The levels of numerous neurotransmitters and related receptors in sensory neurons-DRG neurons contribute to neuropathic pain [25, 26]. The DRG neurons supply primary afferent fibers and via DRG neurons the neurotransmitters release into the superficial dorsal horn of the spinal cord as the first synaptic site for pain transmission from peripheral afferent nerves to the central nervous system [26]. The levels of neurotransmitters, namely substance P and CGRP [27-29], in the DRG tissues are representative of their activities and the releases within the dorsal horn in regulating pain responses [26]. In addition, results of the prior studies by using animal models suggest a role for TRPA1 receptors in sensory nerves and/or at the spinal levels in regulating the releases of neurotransmitters including substance P and CGRP [30, 31]. Substance P and CGRP are two essential substrates considered to be responsible for common pain (i.e., due to inflammation and nerve damages etc.) or diabetes-induced neuropathic pain. We speculated that OXL would increase substance P and CGRP in the DRG and blocking respective PAR2 and TRPA1 receptors would attenuate the amplified substance P and CGRP.

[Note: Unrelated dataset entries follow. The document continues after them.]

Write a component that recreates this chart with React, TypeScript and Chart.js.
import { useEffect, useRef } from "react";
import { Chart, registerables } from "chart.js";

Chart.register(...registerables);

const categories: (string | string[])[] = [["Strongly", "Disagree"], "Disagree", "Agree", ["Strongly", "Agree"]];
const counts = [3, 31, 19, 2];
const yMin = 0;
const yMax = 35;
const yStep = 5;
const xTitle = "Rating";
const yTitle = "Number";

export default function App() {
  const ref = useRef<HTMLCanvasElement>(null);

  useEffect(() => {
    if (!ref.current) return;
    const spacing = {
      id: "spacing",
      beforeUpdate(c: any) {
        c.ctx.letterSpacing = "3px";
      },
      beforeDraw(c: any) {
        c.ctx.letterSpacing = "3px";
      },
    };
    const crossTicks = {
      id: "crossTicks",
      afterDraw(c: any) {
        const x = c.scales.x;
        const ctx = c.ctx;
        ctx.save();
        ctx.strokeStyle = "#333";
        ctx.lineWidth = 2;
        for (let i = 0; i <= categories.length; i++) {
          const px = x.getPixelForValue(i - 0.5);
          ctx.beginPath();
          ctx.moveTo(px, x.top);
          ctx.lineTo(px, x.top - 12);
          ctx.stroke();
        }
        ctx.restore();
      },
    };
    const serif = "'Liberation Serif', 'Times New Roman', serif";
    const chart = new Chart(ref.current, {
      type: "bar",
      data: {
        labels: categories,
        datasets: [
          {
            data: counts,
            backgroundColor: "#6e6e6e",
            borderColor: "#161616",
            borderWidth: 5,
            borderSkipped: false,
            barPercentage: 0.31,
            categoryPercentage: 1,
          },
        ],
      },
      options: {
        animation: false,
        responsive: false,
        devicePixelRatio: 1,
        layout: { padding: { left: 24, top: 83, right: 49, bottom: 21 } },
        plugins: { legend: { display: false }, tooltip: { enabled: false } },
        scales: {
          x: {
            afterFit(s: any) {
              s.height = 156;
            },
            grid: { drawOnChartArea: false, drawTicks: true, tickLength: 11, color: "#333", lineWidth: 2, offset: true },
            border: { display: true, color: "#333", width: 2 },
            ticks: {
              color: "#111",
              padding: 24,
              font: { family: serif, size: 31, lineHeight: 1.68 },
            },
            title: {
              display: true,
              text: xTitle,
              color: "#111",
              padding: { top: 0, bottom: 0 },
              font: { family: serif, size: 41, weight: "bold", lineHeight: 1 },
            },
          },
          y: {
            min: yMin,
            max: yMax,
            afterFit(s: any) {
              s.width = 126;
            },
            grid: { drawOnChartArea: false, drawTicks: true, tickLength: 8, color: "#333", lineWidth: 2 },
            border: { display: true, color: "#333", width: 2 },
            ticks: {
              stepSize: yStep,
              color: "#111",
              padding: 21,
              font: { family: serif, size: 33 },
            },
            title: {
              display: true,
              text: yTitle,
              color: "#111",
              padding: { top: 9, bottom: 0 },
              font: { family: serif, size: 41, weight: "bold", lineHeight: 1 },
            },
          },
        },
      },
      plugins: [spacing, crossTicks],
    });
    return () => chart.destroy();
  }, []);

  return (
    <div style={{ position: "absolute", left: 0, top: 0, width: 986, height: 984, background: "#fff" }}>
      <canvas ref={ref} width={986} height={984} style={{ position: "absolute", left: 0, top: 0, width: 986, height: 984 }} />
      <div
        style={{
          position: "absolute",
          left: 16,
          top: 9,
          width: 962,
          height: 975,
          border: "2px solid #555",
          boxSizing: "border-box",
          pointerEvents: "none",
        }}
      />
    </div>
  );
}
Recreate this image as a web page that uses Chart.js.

In conclusion, inhibition of PAR2 and TRPA1 receptors in peripheral sensory nerves antagonizes mechanical hyperalgesia and cold hypersensitivity during OXL intervention. Protein expression of TRPA1 receptors are upregulated by injection of OXL. TRPA1 pathways play a role in PAR2 regulating OXL-induced neuropathic pain. Results of this study will provide a base for the mechanisms responsible for chemotherapy (e.g., OXL)-induced neuropathic pain and further offer a strategy to target peripheral nerve system for treatment and management of neuropathic pain often observed in cancer patients. In addition, targeting one or more of these signaling molecules involved in activation of PAR2 and TRPA1 evoked by OXL may present new opportunities for treatment and management of neuropathic pain often observed in cancer patients.